Wednesday, March 14, 2007

Iraqi Police, Army Protect Pilgrims

U.S. Army Soldiers from A Battery, 2nd Battalion, 15th Field Artillery Regiment, 10th Mountain Division (Light Infantry), along with Iraqi Army Soldiers, conduct a foot patrol through an area that has been frequented with attacks on Coalition forces, March 4. U.S. Army photo by Sgt. Jacob H. Smith.
By Jim Garamone, American Forces Press Service
Wednesday, 14 March 2007

BAGHDAD — Iraqi Army and police forces worked together to provide security for more than six million pilgrims traveling to Karbala to observe the Shiite ritual of Arbaeen, officials in Baghdad said Monday.

Anti-Iraqi forces targeted the pilgrims killing more than 100 pilgrims on March 6. Iraqi Brig. Gen. Kassim Atta al-Moussawi said during a news conference in Baghdad Monday.

Arbaeen marks the end of 40 days of mourning for the Imam Hussein, the Prophet Muhammad’s grandson. He was assassinated in 680 A.D. by fellow Muslims who sought to prevent him from becoming the caliph, or Muslim leader. The caliphate became the foundation of Sunni Muslim rule, and the killing of Hussein was the start of the Sunni-Shiite split. Karbala is the home of the imam’s tomb and has been a site of pilgrimage since his death.
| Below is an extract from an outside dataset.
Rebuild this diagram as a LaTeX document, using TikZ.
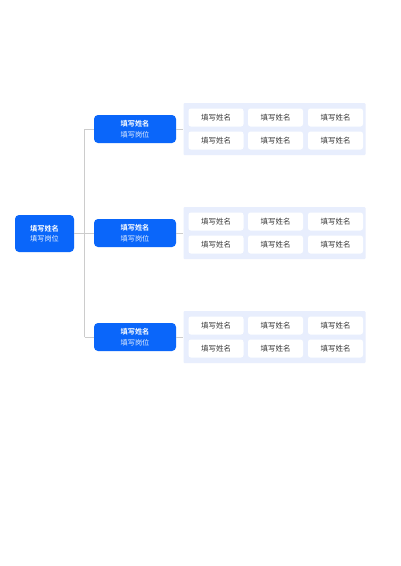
\documentclass[tikz,border=0pt]{standalone}
\usepackage{fontspec}
\newfontfamily\cjk{Noto Sans CJK SC}
\newfontfamily\cjkb{Noto Sans CJK SC Bold}
\begin{document}
\begin{tikzpicture}[x=1pt,y=-1pt,
  bluebox/.style={fill=boxblue,rounded corners=4pt,minimum width=82pt,minimum height=28pt,inner sep=0pt,text=white,align=center,font=\cjk\fontsize{7.2}{10.5}\selectfont},
  rootbox/.style={bluebox,minimum width=59pt,minimum height=37pt},
  panel/.style={fill=panelblue,minimum width=182pt,minimum height=52pt,inner sep=0pt,rounded corners=1pt},
  cell/.style={fill=white,rounded corners=2.5pt,minimum width=55pt,minimum height=18pt,inner sep=0pt,text=textgray,font=\cjk\fontsize{7.5}{8}\selectfont},
  conn/.style={draw=linegray,line width=0.6pt}]
\definecolor{boxblue}{HTML}{0A66FA}
\definecolor{panelblue}{HTML}{E8EEFD}
\definecolor{textgray}{HTML}{3A3A3A}
\definecolor{linegray}{HTML}{CCCCCC}
\useasboundingbox (0,0) rectangle (400,566);
\fill[white] (0,0) rectangle (400,566);
\node[rootbox] (root) at (44.5,233.5) {{\cjkb 填写姓名}\\{\color{white!90!boxblue}填写岗位}};
\coordinate (trunk) at (84.5,233.5);
\foreach \i/\y in {1/129,2/233,3/337}{
  \node[bluebox] (b\i) at (135,\y) {{\cjkb 填写姓名}\\{\color{white!90!boxblue}填写岗位}};
  \node[panel] (p\i) at (274.5,\y) {};
  \foreach \c/\x in {1/216,2/275.5,3/335.5}{
    \node[cell] (c\i a\c) at (\x,\y-11.5) {填写姓名};
    \node[cell] (c\i b\c) at (\x,\y+11.5) {填写姓名};
  }
  \coordinate (j\i) at (84.5,\y);
  \draw[conn] (j\i) -- (b\i.west);
  \draw[conn] (b\i.east) -- (p\i.west);
}
\draw[conn] (j1) -- (j3);
\draw[conn] (root.east) -- (trunk);
\end{tikzpicture}
\end{document}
Shiite Muslims from Iraq, Iran, the Gulf States and other areas travel to Karbala and engage in ritual flagellation in remembrance of the imam. During Saddam Hussein’s regime, Shiite Muslims could not mark the celebration because Saddam was a Sunni Muslim. Iraqi and Coalition officials say this year has seen the largest Arbaeen celebration in decades.

Kassim, speaking through an interpreter, said the volume of threats in Iraq and the volume of pilgrims made Arbaeen a potentially dangerous situation. “The enemy targets the innocent people - children, students,” he said. “This is clear evidence of the terror of these groups.”

Despite Iraqi security forces’ limited capabilities, they did well against the security threats, Kassim said. Iraqi forces also discovered a number of caches of arms and munitions and foiled a number of attacks.

They cooperated well with each other and the Coalition, as they built trust with the Shiite majority in Iraq, the general said.

The operation to protect Karbala involved the office of the minister of national security, the governor of Karbala governate, the Ministry of Defense and the Ministry of the Interior. “There was daily cooperation between forces in Karbala and Baghdad,” Kassim said. “The great efforts … exerted achieved good results in this plan.”